Copy the material below verbatim from the line with "Recreate this image" to the line with "import pandas as pd", both lines included, omitting pictures and every line outside that range.

═════ Material provided ═════

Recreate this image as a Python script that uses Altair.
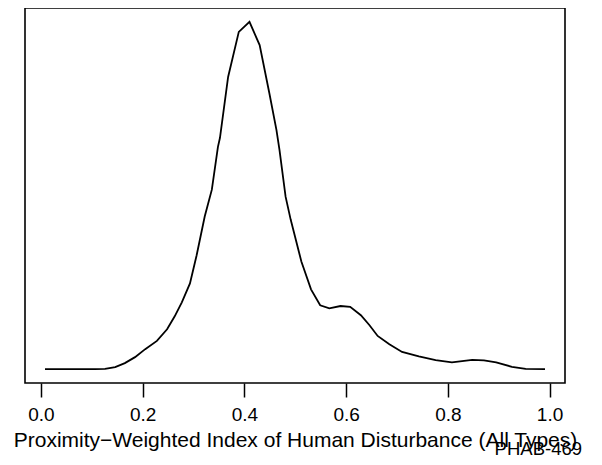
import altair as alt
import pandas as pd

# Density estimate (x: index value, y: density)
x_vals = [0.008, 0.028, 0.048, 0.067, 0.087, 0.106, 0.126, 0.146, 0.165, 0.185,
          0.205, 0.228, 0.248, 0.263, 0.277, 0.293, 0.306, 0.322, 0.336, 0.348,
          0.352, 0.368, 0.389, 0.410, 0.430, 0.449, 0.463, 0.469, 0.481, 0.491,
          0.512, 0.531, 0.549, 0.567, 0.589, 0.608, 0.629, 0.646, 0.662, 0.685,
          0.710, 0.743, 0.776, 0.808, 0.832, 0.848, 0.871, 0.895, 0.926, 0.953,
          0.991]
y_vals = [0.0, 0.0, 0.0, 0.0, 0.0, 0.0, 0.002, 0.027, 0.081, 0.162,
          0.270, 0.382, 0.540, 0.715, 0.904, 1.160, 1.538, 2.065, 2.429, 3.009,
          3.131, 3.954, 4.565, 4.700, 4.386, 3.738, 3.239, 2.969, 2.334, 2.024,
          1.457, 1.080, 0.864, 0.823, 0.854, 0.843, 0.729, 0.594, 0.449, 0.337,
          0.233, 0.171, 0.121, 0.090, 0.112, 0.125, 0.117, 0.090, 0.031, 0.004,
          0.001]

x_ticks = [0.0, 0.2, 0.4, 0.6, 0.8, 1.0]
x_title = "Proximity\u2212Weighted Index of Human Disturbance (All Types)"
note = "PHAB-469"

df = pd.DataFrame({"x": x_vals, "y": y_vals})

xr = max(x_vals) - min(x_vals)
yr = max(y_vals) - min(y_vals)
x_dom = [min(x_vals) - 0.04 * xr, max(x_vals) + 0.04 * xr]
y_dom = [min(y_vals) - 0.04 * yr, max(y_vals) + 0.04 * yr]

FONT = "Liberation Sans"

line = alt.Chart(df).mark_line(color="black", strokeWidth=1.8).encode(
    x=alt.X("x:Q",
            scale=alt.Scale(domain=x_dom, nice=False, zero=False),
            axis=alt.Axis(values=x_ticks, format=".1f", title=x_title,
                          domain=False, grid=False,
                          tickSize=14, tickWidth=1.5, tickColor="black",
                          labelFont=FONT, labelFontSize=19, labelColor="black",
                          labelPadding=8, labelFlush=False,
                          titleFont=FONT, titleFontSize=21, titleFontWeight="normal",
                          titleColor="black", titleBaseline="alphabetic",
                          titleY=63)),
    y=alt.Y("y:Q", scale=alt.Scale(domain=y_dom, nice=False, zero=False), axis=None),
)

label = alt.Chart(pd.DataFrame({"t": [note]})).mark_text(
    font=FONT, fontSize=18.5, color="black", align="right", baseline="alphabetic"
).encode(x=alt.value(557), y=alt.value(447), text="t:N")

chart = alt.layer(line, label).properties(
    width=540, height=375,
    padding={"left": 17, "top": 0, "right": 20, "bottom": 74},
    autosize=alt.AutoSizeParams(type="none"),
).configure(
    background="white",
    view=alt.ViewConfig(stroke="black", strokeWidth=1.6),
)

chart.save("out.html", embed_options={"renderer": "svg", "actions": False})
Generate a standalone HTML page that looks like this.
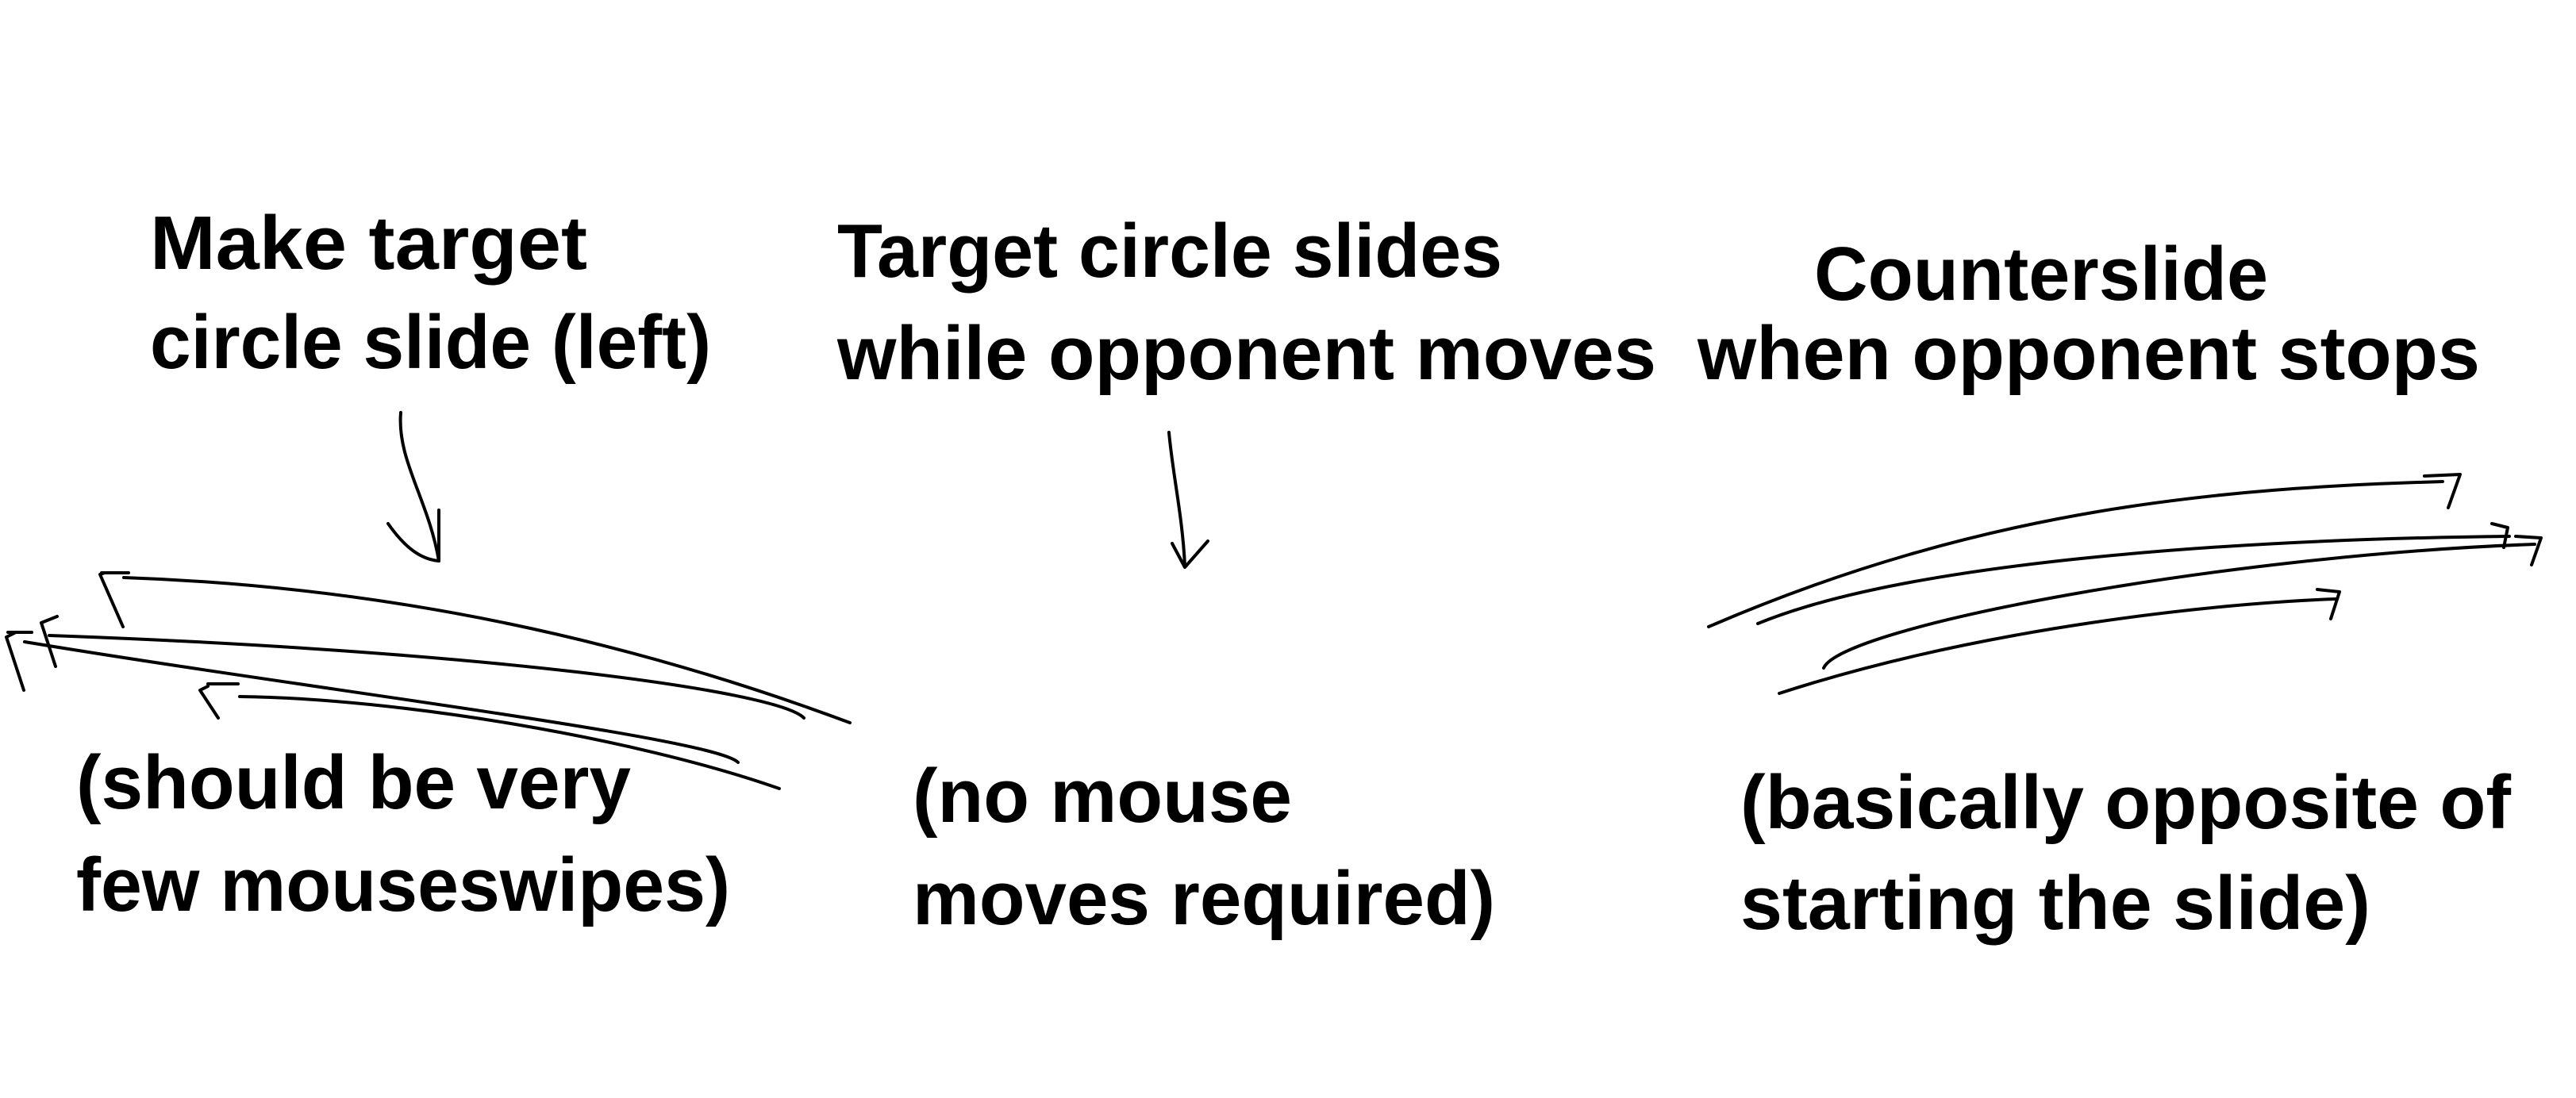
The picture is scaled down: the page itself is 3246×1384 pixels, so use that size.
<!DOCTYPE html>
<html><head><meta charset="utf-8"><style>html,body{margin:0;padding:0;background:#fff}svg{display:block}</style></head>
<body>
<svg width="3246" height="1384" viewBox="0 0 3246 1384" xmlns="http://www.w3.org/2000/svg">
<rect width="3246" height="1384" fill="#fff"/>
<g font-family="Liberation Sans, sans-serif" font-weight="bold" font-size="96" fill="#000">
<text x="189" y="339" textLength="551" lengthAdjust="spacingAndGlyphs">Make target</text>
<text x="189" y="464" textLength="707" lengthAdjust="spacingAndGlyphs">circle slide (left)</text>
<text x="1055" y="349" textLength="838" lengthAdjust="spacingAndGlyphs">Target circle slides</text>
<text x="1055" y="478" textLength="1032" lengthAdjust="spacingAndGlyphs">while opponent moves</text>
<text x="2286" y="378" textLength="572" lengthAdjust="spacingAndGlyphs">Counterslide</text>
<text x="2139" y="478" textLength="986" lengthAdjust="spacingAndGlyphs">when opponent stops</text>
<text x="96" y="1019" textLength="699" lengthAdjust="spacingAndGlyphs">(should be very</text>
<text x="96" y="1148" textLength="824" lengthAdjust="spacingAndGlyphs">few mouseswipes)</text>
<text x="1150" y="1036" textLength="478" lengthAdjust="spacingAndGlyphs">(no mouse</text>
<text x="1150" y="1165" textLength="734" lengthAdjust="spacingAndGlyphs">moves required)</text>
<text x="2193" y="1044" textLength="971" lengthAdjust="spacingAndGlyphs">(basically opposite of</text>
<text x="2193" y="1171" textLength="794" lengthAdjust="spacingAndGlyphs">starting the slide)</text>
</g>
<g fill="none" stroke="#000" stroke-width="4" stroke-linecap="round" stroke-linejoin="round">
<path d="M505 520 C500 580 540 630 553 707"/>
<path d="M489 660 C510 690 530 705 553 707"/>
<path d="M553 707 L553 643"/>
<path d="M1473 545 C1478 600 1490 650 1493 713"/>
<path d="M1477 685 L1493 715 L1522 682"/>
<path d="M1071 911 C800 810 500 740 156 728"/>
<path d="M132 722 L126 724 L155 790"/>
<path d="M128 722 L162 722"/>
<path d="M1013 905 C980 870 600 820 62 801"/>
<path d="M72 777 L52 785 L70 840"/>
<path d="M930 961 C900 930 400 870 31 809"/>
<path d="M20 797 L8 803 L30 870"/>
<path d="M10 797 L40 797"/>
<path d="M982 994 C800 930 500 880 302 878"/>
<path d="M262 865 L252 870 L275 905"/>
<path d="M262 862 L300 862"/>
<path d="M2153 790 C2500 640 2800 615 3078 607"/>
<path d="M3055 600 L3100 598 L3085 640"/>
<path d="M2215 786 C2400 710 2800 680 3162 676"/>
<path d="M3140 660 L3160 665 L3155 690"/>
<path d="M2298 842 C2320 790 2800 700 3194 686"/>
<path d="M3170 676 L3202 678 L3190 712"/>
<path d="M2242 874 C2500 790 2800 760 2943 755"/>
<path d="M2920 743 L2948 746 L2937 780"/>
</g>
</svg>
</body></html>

═════
═════ Material provided ═════

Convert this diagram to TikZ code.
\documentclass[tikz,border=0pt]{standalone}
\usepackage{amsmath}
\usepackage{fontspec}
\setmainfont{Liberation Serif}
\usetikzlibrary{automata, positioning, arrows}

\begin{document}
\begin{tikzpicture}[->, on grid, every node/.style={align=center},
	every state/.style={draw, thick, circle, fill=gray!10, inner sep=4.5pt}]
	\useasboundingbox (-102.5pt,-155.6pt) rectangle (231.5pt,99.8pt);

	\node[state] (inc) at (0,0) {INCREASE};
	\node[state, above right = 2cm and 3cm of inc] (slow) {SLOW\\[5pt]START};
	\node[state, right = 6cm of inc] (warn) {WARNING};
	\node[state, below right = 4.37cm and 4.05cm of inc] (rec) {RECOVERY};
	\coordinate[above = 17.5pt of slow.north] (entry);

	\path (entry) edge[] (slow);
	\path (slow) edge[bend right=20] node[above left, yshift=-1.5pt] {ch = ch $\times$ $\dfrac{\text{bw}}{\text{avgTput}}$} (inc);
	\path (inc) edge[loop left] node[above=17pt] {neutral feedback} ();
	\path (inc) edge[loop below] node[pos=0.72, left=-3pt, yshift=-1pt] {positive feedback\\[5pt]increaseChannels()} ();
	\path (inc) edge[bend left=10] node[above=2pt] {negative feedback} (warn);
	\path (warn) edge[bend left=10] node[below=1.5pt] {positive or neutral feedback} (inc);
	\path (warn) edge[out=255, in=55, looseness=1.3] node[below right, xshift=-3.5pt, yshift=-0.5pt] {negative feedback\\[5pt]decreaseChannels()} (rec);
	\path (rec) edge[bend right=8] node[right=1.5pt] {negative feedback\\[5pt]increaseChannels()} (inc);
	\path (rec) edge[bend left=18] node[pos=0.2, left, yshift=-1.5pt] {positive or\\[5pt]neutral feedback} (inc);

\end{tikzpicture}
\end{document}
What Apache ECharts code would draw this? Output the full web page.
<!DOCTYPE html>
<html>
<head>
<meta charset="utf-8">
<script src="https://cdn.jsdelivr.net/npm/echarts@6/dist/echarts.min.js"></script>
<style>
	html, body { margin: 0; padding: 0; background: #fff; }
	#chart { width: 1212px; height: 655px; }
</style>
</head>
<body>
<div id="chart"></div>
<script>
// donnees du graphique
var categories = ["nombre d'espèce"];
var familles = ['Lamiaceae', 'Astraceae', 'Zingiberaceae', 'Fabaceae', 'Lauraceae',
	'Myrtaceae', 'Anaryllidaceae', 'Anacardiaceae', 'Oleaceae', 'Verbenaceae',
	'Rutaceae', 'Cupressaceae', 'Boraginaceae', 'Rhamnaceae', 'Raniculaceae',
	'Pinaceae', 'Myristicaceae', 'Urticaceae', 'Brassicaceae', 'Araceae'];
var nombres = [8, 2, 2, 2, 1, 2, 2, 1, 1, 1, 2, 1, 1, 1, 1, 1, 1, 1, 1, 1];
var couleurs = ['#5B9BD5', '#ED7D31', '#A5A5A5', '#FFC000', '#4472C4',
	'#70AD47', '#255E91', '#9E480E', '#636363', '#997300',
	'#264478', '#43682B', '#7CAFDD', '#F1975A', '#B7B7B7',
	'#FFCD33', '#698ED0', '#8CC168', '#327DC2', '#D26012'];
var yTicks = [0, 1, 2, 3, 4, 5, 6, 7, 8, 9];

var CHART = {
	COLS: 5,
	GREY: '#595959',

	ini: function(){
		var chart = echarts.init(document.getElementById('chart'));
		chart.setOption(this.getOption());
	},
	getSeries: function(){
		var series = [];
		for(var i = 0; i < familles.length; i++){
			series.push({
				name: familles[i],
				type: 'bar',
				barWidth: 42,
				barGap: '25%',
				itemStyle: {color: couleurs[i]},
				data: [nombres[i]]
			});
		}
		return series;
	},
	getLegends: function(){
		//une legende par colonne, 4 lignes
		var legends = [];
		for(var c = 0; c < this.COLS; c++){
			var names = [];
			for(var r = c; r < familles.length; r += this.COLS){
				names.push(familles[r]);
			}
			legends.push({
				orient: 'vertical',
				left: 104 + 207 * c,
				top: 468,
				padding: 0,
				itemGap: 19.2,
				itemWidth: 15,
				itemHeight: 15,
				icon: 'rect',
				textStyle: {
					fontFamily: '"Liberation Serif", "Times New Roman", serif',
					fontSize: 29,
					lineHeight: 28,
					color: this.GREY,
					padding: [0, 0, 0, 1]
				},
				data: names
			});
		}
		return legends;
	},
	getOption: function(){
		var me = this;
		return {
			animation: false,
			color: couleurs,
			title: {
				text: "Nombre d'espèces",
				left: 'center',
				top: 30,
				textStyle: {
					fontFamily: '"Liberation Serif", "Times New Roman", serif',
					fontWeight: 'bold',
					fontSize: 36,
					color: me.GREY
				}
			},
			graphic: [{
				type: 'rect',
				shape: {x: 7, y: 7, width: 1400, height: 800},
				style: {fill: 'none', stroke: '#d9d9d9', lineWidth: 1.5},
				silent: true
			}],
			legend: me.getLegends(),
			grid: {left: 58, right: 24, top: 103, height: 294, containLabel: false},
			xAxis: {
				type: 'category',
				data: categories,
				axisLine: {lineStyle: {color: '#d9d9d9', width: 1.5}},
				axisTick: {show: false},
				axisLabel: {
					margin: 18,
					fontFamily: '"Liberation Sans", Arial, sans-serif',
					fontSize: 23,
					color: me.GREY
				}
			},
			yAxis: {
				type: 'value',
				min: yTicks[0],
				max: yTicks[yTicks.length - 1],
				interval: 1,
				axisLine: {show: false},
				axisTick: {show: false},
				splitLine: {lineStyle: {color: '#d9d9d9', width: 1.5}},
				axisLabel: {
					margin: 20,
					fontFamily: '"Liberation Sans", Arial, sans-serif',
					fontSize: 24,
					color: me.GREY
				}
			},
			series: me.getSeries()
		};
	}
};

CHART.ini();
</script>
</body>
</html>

═════

> Complete answer
Recreate this image as a Python script that uses Altair.
import altair as alt
import pandas as pd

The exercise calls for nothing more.